Udane transfery oraz bardzo dobre wyniki sparingów to plusy zimowych przygotowań. Największy minus to urazy. Nie ma ich może aż tyle co rok temu podczas rundy wiosennej, ale każdy tydzień przynosi kolejną złą wiadomość. Wszystko rozpoczęło się od Bartosza Ławy, który urazu doznał 3 stycznia w Słupsku. Od tego czasu minęło 1,5 miesiąca, a "Ławka" piłkę wciąż może oglądać jedynie w telewizji. Pierwsze prognozy mówiły o powrocie nawet w ciągu 2 tygodni, dziś już wiemy, że były to tylko pobożne życzenia. Wice-kapitan Arki jest poza grą już 6 tygodni i na pewno nie zdąży na pierwsze mecze rundy wiosennej.

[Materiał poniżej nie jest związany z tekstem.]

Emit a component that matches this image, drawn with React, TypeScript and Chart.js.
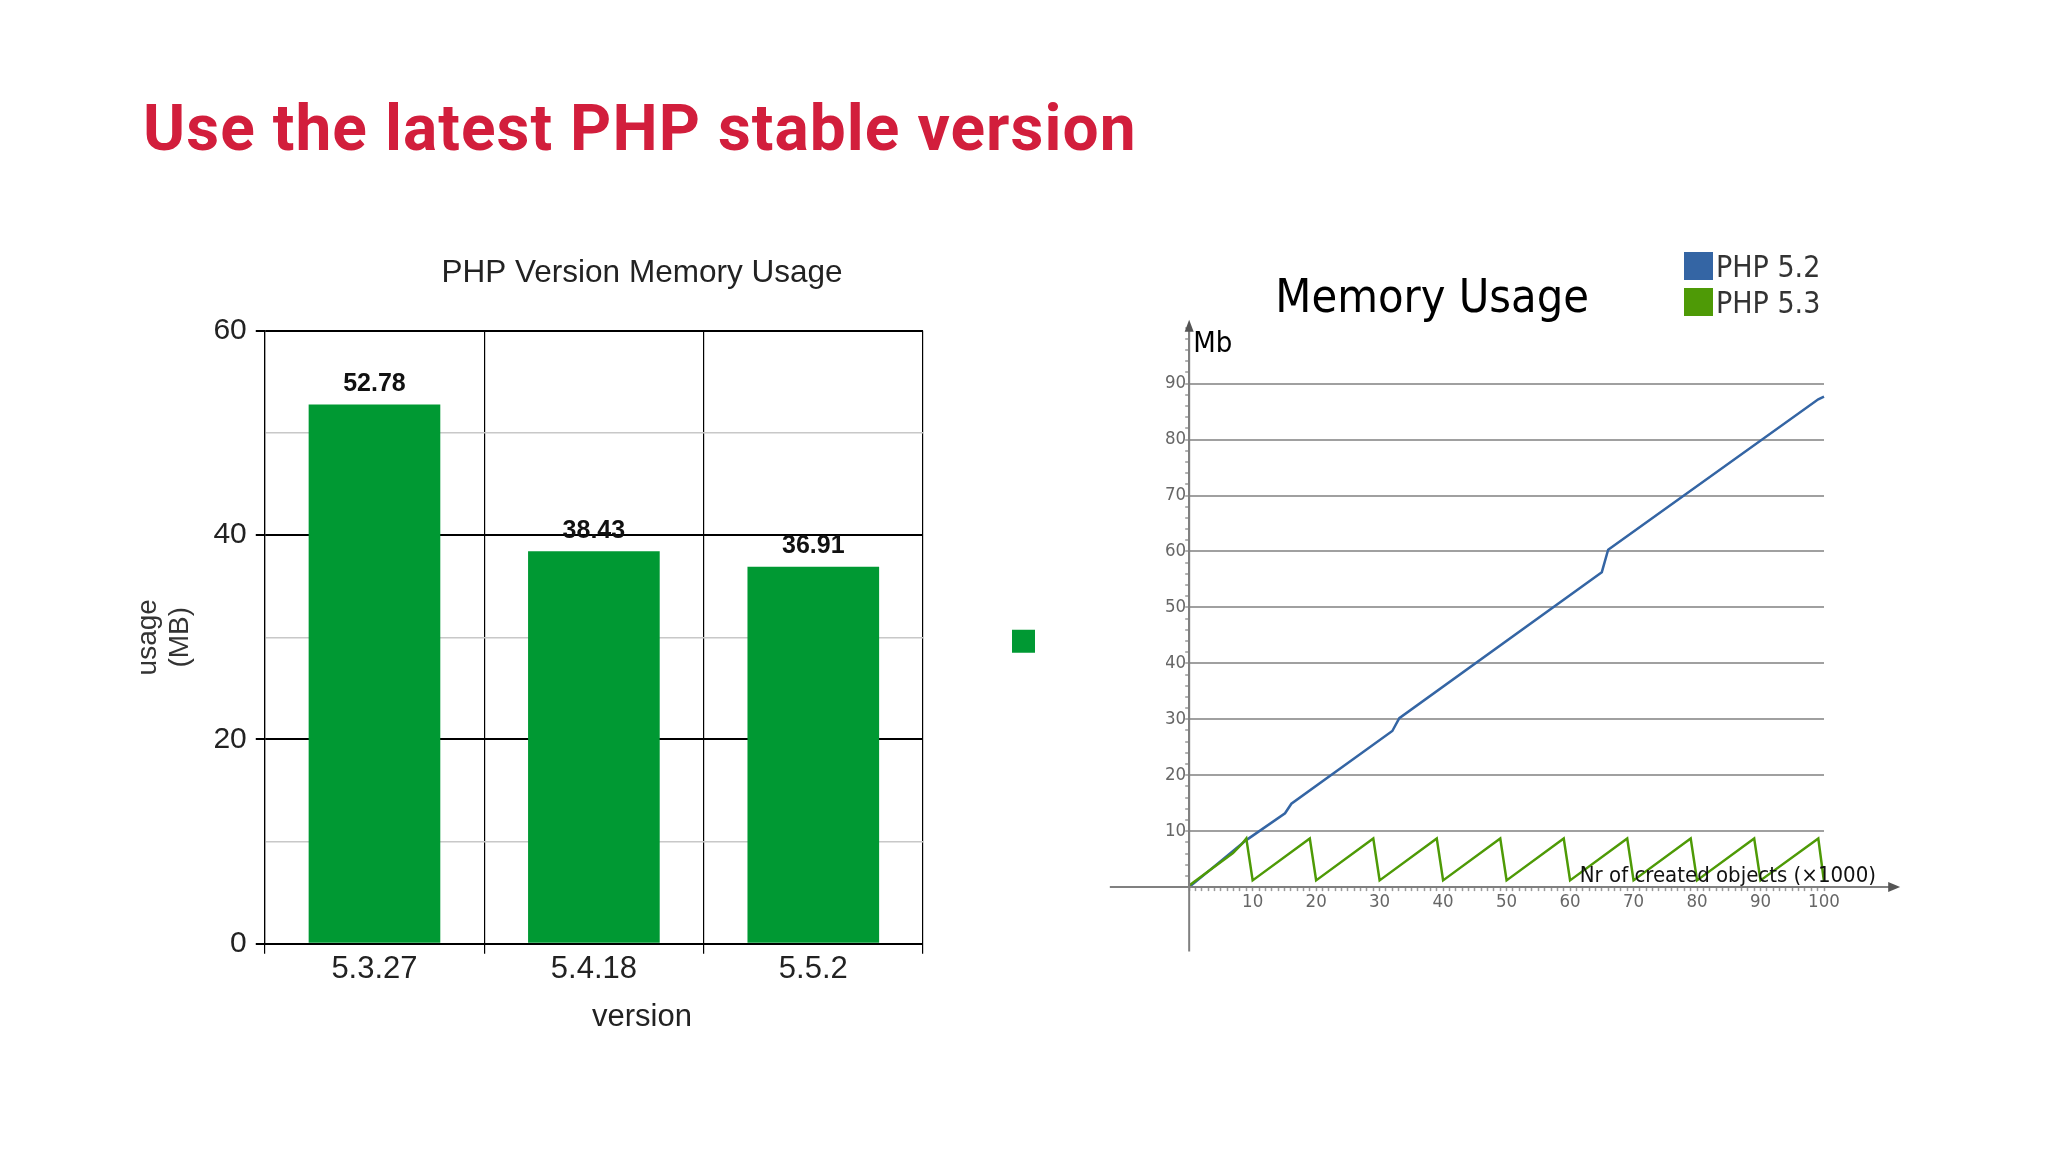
import React, { useEffect, useRef } from "react";
import { Chart, registerables } from "chart.js";

Chart.register(...registerables);

// ---------- data ----------
const slideTitle = "Use the latest PHP stable version";

const barTitle = "PHP Version Memory Usage";
const versions = ["5.3.27", "5.4.18", "5.5.2"];
const usageMB = [52.78, 38.43, 36.91];
const barXTitle = "version";
const barYTitle = ["usage", "(MB)"];

const lineTitle = "Memory Usage";
const seriesNames = ["PHP 5.2", "PHP 5.3"];
const seriesColors = ["#3465a4", "#4e9a06"];
const php52X = [0, 9, 15.1, 16.1, 32, 33.1, 65, 66, 99.1, 100];
const php52Y = [0, 8.4, 13.2, 14.9, 27.9, 30.2, 56.3, 60.3, 87.2, 87.7];
const php53X = [0, 6.9, 8.3, 9, 10, 19, 20, 29, 30, 39, 40, 49, 50, 59, 60, 69, 70, 79, 80, 89, 90, 99.1, 100];
const php53Y = [0.3, 6.1, 7.7, 8.7, 1.2, 8.7, 1.2, 8.7, 1.2, 8.7, 1.2, 8.7, 1.2, 8.7, 1.2, 8.7, 1.2, 8.7, 1.2, 8.7, 1.2, 8.7, 1.0];
const lineYTitle = "Mb";
const lineXTitle = "Nr of created objects (\u00d71000)";

const ARIAL = '"Liberation Sans", Arial, sans-serif';
const DJC = '"DejaVu Sans Condensed", "DejaVu Sans", sans-serif';

function BarChart() {
  const ref = useRef<HTMLCanvasElement>(null);
  useEffect(() => {
    const extras = {
      id: "barExtras",
      afterDatasetsDraw(chart: any) {
        const ctx = chart.ctx;
        const meta = chart.getDatasetMeta(0);
        ctx.save();
        ctx.font = `bold 25px ${ARIAL}`;
        ctx.fillStyle = "#111";
        ctx.textAlign = "center";
        ctx.textBaseline = "bottom";
        meta.data.forEach((el: any, i: number) => {
          ctx.fillText(usageMB[i].toFixed(2), el.x, el.y - 8);
        });
        // x-axis title, centred under the whole chart like the original
        ctx.font = `31px ${ARIAL}`;
        ctx.fillStyle = "#222";
        ctx.textBaseline = "middle";
        ctx.fillText(barXTitle, chart.width / 2, chart.chartArea.bottom + 74);
        ctx.restore();
      },
    };
    const chart = new Chart(ref.current!, {
      type: "bar",
      data: {
        labels: versions,
        datasets: [
          {
            label: "",
            data: usageMB,
            backgroundColor: "#009933",
            borderWidth: 0,
            barPercentage: 0.6,
            categoryPercentage: 1,
          },
        ],
      },
      options: {
        animation: false,
        responsive: false,
        devicePixelRatio: 1,
        layout: { padding: { left: 0, right: 0, top: 0, bottom: 53 } },
        plugins: {
          title: {
            display: true,
            text: barTitle,
            color: "#222",
            font: { family: ARIAL, size: 31.5, weight: "normal" },
            padding: { top: 54, bottom: 39 },
          },
          legend: {
            display: true,
            position: "right",
            fullSize: false,
            title: { display: true, text: " ", padding: 0, font: { size: 6.7, lineHeight: 1.2 } },
            labels: { boxWidth: 23, boxHeight: 23, padding: 89, font: { size: 238 } },
          },
          tooltip: { enabled: false },
        },
        scales: {
          x: {
            grid: { color: "#000", lineWidth: 1.2, tickLength: 10, offset: true },
            border: { color: "#000", width: 2 },
            ticks: { color: "#222", font: { family: ARIAL, size: 31 }, padding: -3 },
          },
          y: {
            min: 0,
            max: 60,
            ticks: {
              stepSize: 10,
              color: "#222",
              font: { family: ARIAL, size: 30 },
              padding: 9,
              callback: (v: any) => (Number(v) % 20 === 0 ? String(v) : ""),
            },
            grid: {
              color: (c: any) => (c.tick.value % 20 === 0 ? "#000" : "#c8c8c8"),
              lineWidth: (c: any) => (c.tick.value % 20 === 0 ? 2 : 1.5),
              tickColor: (c: any) => (c.tick.value % 20 === 0 ? "#000" : "rgba(0,0,0,0)"),
              tickLength: 9,
            },
            border: { color: "#000", width: 1.2 },
            title: {
              display: true,
              text: barYTitle,
              color: "#333",
              font: { family: ARIAL, size: 28, lineHeight: 1.15 },
              padding: { top: 12, bottom: 8 },
            },
          },
        },
      },
      plugins: [extras],
    } as any);
    return () => chart.destroy();
  }, []);
  return (
    <canvas
      ref={ref}
      width={1044}
      height={838}
      style={{ position: "absolute", left: 120, top: 200, width: 1044, height: 838 }}
    />
  );
}

function LineChart() {
  const ref = useRef<HTMLCanvasElement>(null);
  useEffect(() => {
    const decor = {
      id: "decor",
      afterDraw(chart: any) {
        const { ctx, chartArea: a, scales } = chart;
        const x = scales.x;
        const y = scales.y;
        const x0 = x.getPixelForValue(0);
        const y0 = y.getPixelForValue(0);
        ctx.save();
        // axis extensions
        ctx.strokeStyle = "#808080";
        ctx.lineWidth = 2;
        ctx.beginPath();
        ctx.moveTo(x.getPixelForValue(-12.5), y0);
        ctx.lineTo(x.getPixelForValue(110.5), y0);
        ctx.moveTo(x0, y.getPixelForValue(-11.5));
        ctx.lineTo(x0, a.top - 2);
        ctx.stroke();
        // arrows
        ctx.fillStyle = "#555";
        const xe = x.getPixelForValue(112);
        ctx.beginPath();
        ctx.moveTo(xe, y0);
        ctx.lineTo(xe - 12, y0 - 5);
        ctx.lineTo(xe - 12, y0 + 5);
        ctx.closePath();
        ctx.fill();
        const yt = a.top - 8;
        ctx.beginPath();
        ctx.moveTo(x0, yt);
        ctx.lineTo(x0 - 4.5, yt + 12);
        ctx.lineTo(x0 + 4.5, yt + 12);
        ctx.closePath();
        ctx.fill();
        // axis titles
        ctx.fillStyle = "#000";
        ctx.textBaseline = "alphabetic";
        ctx.font = `29px ${DJC}`;
        ctx.textAlign = "left";
        ctx.fillText(lineYTitle, a.left + 4, a.top + 24.5);
        ctx.font = `22px ${DJC}`;
        ctx.fillStyle = "#111";
        ctx.textAlign = "right";
        ctx.fillText(lineXTitle, a.right + 52, a.bottom - 5);
        // chart title
        ctx.fillStyle = "#000";
        ctx.font = `46.5px ${DJC}`;
        ctx.textAlign = "center";
        ctx.fillText(lineTitle, a.left + 243, a.top - 16);
        // legend
        ctx.font = `30px ${DJC}`;
        ctx.textAlign = "left";
        chart.data.datasets.forEach((ds: any, i: number) => {
          const top = a.top - 75.7 + i * 36;
          ctx.fillStyle = ds.borderColor;
          ctx.fillRect(a.right - 140, top, 29, 28);
          ctx.fillStyle = "#333";
          ctx.fillText(ds.label, a.right - 108, top + 25);
        });
        ctx.restore();
      },
    };
    const chart = new Chart(ref.current!, {
      type: "line",
      data: {
        datasets: [
          {
            label: seriesNames[0],
            data: php52X.map((v, i) => ({ x: v, y: php52Y[i] })),
            borderColor: seriesColors[0],
            backgroundColor: seriesColors[0],
            borderWidth: 2.5,
            pointRadius: 0,
            tension: 0,
            clip: false,
            order: 1,
          },
          {
            label: seriesNames[1],
            data: php53X.map((v, i) => ({ x: v, y: php53Y[i] })),
            borderColor: seriesColors[1],
            backgroundColor: seriesColors[1],
            borderWidth: 2.5,
            pointRadius: 0,
            tension: 0,
            clip: false,
            order: 0,
          },
        ],
      },
      options: {
        animation: false,
        responsive: false,
        devicePixelRatio: 1,
        layout: { padding: { left: 86, right: 156, top: 97.7, bottom: 66.7 } },
        plugins: {
          legend: { display: false },
          title: { display: false },
          tooltip: { enabled: false },
        },
        scales: {
          x: {
            type: "linear",
            min: 0,
            max: 100,
            ticks: {
              stepSize: 1,
              autoSkip: false,
              maxRotation: 0,
              color: "#666",
              font: { family: DJC, size: 18.5 },
              padding: 0,
              callback: (v: any) => (Number(v) % 10 === 0 && Number(v) > 0 ? String(v) : ""),
            },
            grid: { drawOnChartArea: false, tickLength: 4, tickColor: "#999", tickWidth: 1.5 },
            border: { color: "#808080", width: 2 },
          },
          y: {
            type: "linear",
            min: 0,
            max: 100,
            ticks: {
              stepSize: 2,
              autoSkip: false,
              color: "#666",
              font: { family: DJC, size: 18.5 },
              padding: -1,
              callback: (v: any) =>
                Number(v) % 10 === 0 && Number(v) > 0 && Number(v) < 100 ? String(v) : "",
            },
            grid: {
              color: (c: any) =>
                c.tick && c.tick.value % 10 === 0 && c.tick.value > 0 && c.tick.value < 100
                  ? "#a0a0a0"
                  : "rgba(0,0,0,0)",
              lineWidth: 2,
              tickLength: 4,
              tickColor: "#999",
              tickWidth: 1.5,
            },
            border: { color: "#808080", width: 2 },
          },
        },
      },
      plugins: [decor],
    } as any);
    return () => chart.destroy();
  }, []);
  return (
    <canvas
      ref={ref}
      width={900}
      height={750}
      style={{ position: "absolute", left: 1080, top: 230, width: 900, height: 750 }}
    />
  );
}

export default function App() {
  return (
    <div
      style={{
        position: "absolute",
        left: 0,
        top: 0,
        width: 2048,
        height: 1152,
        overflow: "hidden",
        background: "#ffffff",
      }}
    >
      <div
        style={{
          position: "absolute",
          left: 143,
          top: 97,
          fontFamily: "Roboto, sans-serif",
          fontWeight: 700,
          fontSize: 64,
          letterSpacing: 1.05,
          lineHeight: 1,
          color: "#d21e3c",
          whiteSpace: "nowrap",
        }}
      >
        {slideTitle}
      </div>
      <BarChart />
      <LineChart />
    </div>
  );
}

Następny do grona kontuzjowanych dołączył Maciej Koziara. Młody pomocnik realizuje program rehabilitacji pod okiem Marka Gaduły i na pewno nikt nie będzie przyspieszał jego powrotu do zdrowia. Ostatni tydzień przyniósł odnowienie urazu Macieja Wardzińskiego. Klub czeka na dokładne wyniki badań, ale możemy założyć, że 20-latek ma rundę z głowy. Po rundzie jesiennej dostał zalecenie 3-miesięcznej przerwy. Wrócił zbyt szybko, w efekcie czego odnowił mu się uraz stawu skokowego.
Niestety, to nie koniec wyliczanki. Dotychczas pech omijał obrońców. Do czasu. Na jednym z treningów kontuzji doznał Brazylijczyk Glauber Souza Couto. Po przeprowadzeniu dokładnych badań okazało się, że niezbędna będzie artroskopia kolana. Podobny zabieg miał w zeszłym roku, niemal w tym samym momencie sezonu, Michał Szubert i wszyscy pamiętamy jak długo wracał do pełni formy. Pierwszy mecz rozegrał ponad 2 miesiące później. W tej sytuacji na stałe do pierwszego zespołu został przesunięty Przemek Stolc. Wychowanek Arki zaprezentował się z niezłej strony podczas treningów i sparingów. O miejsce na prawej obronie będzie rywalizował z doświadczonym Łukaszem Kowalskim i najprawdopodobniej to Przemek zagra od pierwszej minuty z Tychami. "Kowal" będzie pauzował wówczas za żółte kartki.